EXERCISE REQUIREMENTS »
Will you write out the data exactly, excluding every picture?

/---

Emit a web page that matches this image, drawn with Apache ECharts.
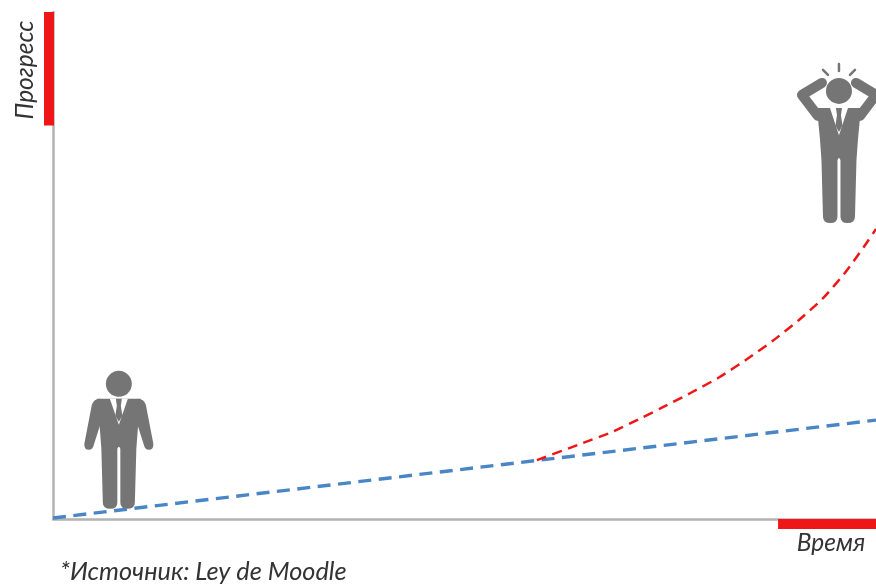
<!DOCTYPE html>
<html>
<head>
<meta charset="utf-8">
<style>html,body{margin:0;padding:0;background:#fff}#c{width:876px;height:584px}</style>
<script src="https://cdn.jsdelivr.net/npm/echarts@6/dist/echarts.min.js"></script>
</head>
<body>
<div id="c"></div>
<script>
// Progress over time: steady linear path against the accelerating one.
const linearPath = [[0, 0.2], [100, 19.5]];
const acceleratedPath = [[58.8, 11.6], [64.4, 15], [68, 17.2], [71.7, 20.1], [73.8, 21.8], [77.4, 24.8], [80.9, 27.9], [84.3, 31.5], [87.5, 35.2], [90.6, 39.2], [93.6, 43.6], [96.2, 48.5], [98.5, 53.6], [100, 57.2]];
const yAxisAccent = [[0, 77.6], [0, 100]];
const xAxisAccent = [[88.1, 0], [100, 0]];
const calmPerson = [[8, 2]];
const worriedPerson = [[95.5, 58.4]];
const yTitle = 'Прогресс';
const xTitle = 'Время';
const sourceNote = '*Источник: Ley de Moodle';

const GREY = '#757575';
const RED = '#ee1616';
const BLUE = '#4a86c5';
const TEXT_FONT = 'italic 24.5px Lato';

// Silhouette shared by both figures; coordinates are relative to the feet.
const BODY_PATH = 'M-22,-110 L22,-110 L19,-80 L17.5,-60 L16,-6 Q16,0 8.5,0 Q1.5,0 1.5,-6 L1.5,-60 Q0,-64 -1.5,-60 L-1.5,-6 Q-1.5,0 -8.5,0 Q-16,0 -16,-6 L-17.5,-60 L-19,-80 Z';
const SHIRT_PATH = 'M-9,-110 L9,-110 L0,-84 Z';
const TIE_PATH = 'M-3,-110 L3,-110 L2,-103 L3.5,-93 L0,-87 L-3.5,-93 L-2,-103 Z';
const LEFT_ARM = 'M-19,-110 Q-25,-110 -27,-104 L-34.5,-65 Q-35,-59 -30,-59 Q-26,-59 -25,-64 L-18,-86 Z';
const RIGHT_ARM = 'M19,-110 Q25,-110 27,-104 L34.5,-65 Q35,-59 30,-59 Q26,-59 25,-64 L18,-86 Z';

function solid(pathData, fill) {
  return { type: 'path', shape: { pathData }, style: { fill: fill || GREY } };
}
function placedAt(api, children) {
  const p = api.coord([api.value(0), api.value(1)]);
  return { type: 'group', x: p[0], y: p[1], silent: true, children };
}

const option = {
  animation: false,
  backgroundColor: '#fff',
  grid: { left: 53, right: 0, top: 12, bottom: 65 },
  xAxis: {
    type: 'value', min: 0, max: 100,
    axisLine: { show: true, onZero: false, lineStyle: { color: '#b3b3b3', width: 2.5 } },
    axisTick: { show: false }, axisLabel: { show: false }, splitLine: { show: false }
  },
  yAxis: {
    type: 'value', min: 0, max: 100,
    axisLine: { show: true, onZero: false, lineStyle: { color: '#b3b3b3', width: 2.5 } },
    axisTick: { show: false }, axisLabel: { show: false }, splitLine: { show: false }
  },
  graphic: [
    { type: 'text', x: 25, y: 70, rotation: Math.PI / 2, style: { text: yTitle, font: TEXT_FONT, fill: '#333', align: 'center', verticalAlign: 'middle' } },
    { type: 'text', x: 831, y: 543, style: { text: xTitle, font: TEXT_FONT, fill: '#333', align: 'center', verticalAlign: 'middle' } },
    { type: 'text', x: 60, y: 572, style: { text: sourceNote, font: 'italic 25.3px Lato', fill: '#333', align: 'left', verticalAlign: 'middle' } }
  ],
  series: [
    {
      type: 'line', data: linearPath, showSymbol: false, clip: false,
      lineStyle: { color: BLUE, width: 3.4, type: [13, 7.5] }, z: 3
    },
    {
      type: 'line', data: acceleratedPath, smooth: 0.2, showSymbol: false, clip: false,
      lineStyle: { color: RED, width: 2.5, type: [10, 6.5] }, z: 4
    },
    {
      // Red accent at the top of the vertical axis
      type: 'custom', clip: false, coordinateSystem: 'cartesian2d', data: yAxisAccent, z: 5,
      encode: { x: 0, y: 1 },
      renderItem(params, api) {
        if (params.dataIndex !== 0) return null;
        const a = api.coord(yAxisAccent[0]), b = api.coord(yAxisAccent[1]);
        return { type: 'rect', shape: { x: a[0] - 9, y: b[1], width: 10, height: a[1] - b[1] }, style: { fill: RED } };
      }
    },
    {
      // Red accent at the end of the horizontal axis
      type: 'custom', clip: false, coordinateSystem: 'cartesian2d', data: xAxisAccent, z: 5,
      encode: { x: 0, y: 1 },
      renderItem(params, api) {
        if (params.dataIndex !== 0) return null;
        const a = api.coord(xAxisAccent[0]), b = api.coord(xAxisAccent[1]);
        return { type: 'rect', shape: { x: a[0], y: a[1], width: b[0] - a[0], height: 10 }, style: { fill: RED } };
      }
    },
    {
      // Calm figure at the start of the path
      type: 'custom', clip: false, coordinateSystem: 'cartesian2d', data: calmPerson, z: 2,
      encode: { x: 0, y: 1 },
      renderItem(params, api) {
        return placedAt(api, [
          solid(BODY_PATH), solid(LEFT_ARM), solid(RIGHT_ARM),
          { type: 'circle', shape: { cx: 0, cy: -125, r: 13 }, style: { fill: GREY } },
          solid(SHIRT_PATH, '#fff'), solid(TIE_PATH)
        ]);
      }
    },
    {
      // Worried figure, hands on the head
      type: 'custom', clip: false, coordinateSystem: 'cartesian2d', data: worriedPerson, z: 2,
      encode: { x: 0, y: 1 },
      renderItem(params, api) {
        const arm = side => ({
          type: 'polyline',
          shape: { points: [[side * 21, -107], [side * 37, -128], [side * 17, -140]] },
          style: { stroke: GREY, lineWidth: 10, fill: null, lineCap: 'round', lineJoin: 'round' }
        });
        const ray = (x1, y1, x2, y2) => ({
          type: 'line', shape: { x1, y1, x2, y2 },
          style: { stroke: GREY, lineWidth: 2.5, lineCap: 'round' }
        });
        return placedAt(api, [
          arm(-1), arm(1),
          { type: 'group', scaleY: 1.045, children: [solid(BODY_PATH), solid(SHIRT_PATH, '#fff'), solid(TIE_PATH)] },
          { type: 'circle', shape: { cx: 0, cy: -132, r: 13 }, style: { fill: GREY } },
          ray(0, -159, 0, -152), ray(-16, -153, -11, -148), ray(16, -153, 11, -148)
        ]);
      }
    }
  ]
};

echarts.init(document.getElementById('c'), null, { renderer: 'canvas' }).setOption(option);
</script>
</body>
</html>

\---

RESULT OF THIS TASK »
Emit a web page that matches this image, drawn with Apache ECharts.
<!DOCTYPE html>
<html>
<head>
<meta charset="utf-8">
<style>html,body{margin:0;padding:0;background:#fff}#c{width:876px;height:584px}</style>
<script src="https://cdn.jsdelivr.net/npm/echarts@6/dist/echarts.min.js"></script>
</head>
<body>
<div id="c"></div>
<script>
// Progress over time: steady linear path against the accelerating one.
const linearPath = [[0, 0.2], [100, 19.5]];
const acceleratedPath = [[58.8, 11.6], [64.4, 15], [68, 17.2], [71.7, 20.1], [73.8, 21.8], [77.4, 24.8], [80.9, 27.9], [84.3, 31.5], [87.5, 35.2], [90.6, 39.2], [93.6, 43.6], [96.2, 48.5], [98.5, 53.6], [100, 57.2]];
const yAxisAccent = [[0, 77.6], [0, 100]];
const xAxisAccent = [[88.1, 0], [100, 0]];
const calmPerson = [[8, 2]];
const worriedPerson = [[95.5, 58.4]];
const yTitle = 'Прогресс';
const xTitle = 'Время';
const sourceNote = '*Источник: Ley de Moodle';

const GREY = '#757575';
const RED = '#ee1616';
const BLUE = '#4a86c5';
const TEXT_FONT = 'italic 24.5px Lato';

// Silhouette shared by both figures; coordinates are relative to the feet.
const BODY_PATH = 'M-22,-110 L22,-110 L19,-80 L17.5,-60 L16,-6 Q16,0 8.5,0 Q1.5,0 1.5,-6 L1.5,-60 Q0,-64 -1.5,-60 L-1.5,-6 Q-1.5,0 -8.5,0 Q-16,0 -16,-6 L-17.5,-60 L-19,-80 Z';
const SHIRT_PATH = 'M-9,-110 L9,-110 L0,-84 Z';
const TIE_PATH = 'M-3,-110 L3,-110 L2,-103 L3.5,-93 L0,-87 L-3.5,-93 L-2,-103 Z';
const LEFT_ARM = 'M-19,-110 Q-25,-110 -27,-104 L-34.5,-65 Q-35,-59 -30,-59 Q-26,-59 -25,-64 L-18,-86 Z';
const RIGHT_ARM = 'M19,-110 Q25,-110 27,-104 L34.5,-65 Q35,-59 30,-59 Q26,-59 25,-64 L18,-86 Z';

function solid(pathData, fill) {
  return { type: 'path', shape: { pathData }, style: { fill: fill || GREY } };
}
function placedAt(api, children) {
  const p = api.coord([api.value(0), api.value(1)]);
  return { type: 'group', x: p[0], y: p[1], silent: true, children };
}

const option = {
  animation: false,
  backgroundColor: '#fff',
  grid: { left: 53, right: 0, top: 12, bottom: 65 },
  xAxis: {
    type: 'value', min: 0, max: 100,
    axisLine: { show: true, onZero: false, lineStyle: { color: '#b3b3b3', width: 2.5 } },
    axisTick: { show: false }, axisLabel: { show: false }, splitLine: { show: false }
  },
  yAxis: {
    type: 'value', min: 0, max: 100,
    axisLine: { show: true, onZero: false, lineStyle: { color: '#b3b3b3', width: 2.5 } },
    axisTick: { show: false }, axisLabel: { show: false }, splitLine: { show: false }
  },
  graphic: [
    { type: 'text', x: 25, y: 70, rotation: Math.PI / 2, style: { text: yTitle, font: TEXT_FONT, fill: '#333', align: 'center', verticalAlign: 'middle' } },
    { type: 'text', x: 831, y: 543, style: { text: xTitle, font: TEXT_FONT, fill: '#333', align: 'center', verticalAlign: 'middle' } },
    { type: 'text', x: 60, y: 572, style: { text: sourceNote, font: 'italic 25.3px Lato', fill: '#333', align: 'left', verticalAlign: 'middle' } }
  ],
  series: [
    {
      type: 'line', data: linearPath, showSymbol: false, clip: false,
      lineStyle: { color: BLUE, width: 3.4, type: [13, 7.5] }, z: 3
    },
    {
      type: 'line', data: acceleratedPath, smooth: 0.2, showSymbol: false, clip: false,
      lineStyle: { color: RED, width: 2.5, type: [10, 6.5] }, z: 4
    },
    {
      // Red accent at the top of the vertical axis
      type: 'custom', clip: false, coordinateSystem: 'cartesian2d', data: yAxisAccent, z: 5,
      encode: { x: 0, y: 1 },
      renderItem(params, api) {
        if (params.dataIndex !== 0) return null;
        const a = api.coord(yAxisAccent[0]), b = api.coord(yAxisAccent[1]);
        return { type: 'rect', shape: { x: a[0] - 9, y: b[1], width: 10, height: a[1] - b[1] }, style: { fill: RED } };
      }
    },
    {
      // Red accent at the end of the horizontal axis
      type: 'custom', clip: false, coordinateSystem: 'cartesian2d', data: xAxisAccent, z: 5,
      encode: { x: 0, y: 1 },
      renderItem(params, api) {
        if (params.dataIndex !== 0) return null;
        const a = api.coord(xAxisAccent[0]), b = api.coord(xAxisAccent[1]);
        return { type: 'rect', shape: { x: a[0], y: a[1], width: b[0] - a[0], height: 10 }, style: { fill: RED } };
      }
    },
    {
      // Calm figure at the start of the path
      type: 'custom', clip: false, coordinateSystem: 'cartesian2d', data: calmPerson, z: 2,
      encode: { x: 0, y: 1 },
      renderItem(params, api) {
        return placedAt(api, [
          solid(BODY_PATH), solid(LEFT_ARM), solid(RIGHT_ARM),
          { type: 'circle', shape: { cx: 0, cy: -125, r: 13 }, style: { fill: GREY } },
          solid(SHIRT_PATH, '#fff'), solid(TIE_PATH)
        ]);
      }
    },
    {
      // Worried figure, hands on the head
      type: 'custom', clip: false, coordinateSystem: 'cartesian2d', data: worriedPerson, z: 2,
      encode: { x: 0, y: 1 },
      renderItem(params, api) {
        const arm = side => ({
          type: 'polyline',
          shape: { points: [[side * 21, -107], [side * 37, -128], [side * 17, -140]] },
          style: { stroke: GREY, lineWidth: 10, fill: null, lineCap: 'round', lineJoin: 'round' }
        });
        const ray = (x1, y1, x2, y2) => ({
          type: 'line', shape: { x1, y1, x2, y2 },
          style: { stroke: GREY, lineWidth: 2.5, lineCap: 'round' }
        });
        return placedAt(api, [
          arm(-1), arm(1),
          { type: 'group', scaleY: 1.045, children: [solid(BODY_PATH), solid(SHIRT_PATH, '#fff'), solid(TIE_PATH)] },
          { type: 'circle', shape: { cx: 0, cy: -132, r: 13 }, style: { fill: GREY } },
          ray(0, -159, 0, -152), ray(-16, -153, -11, -148), ray(16, -153, 11, -148)
        ]);
      }
    }
  ]
};

echarts.init(document.getElementById('c'), null, { renderer: 'canvas' }).setOption(option);
</script>
</body>
</html>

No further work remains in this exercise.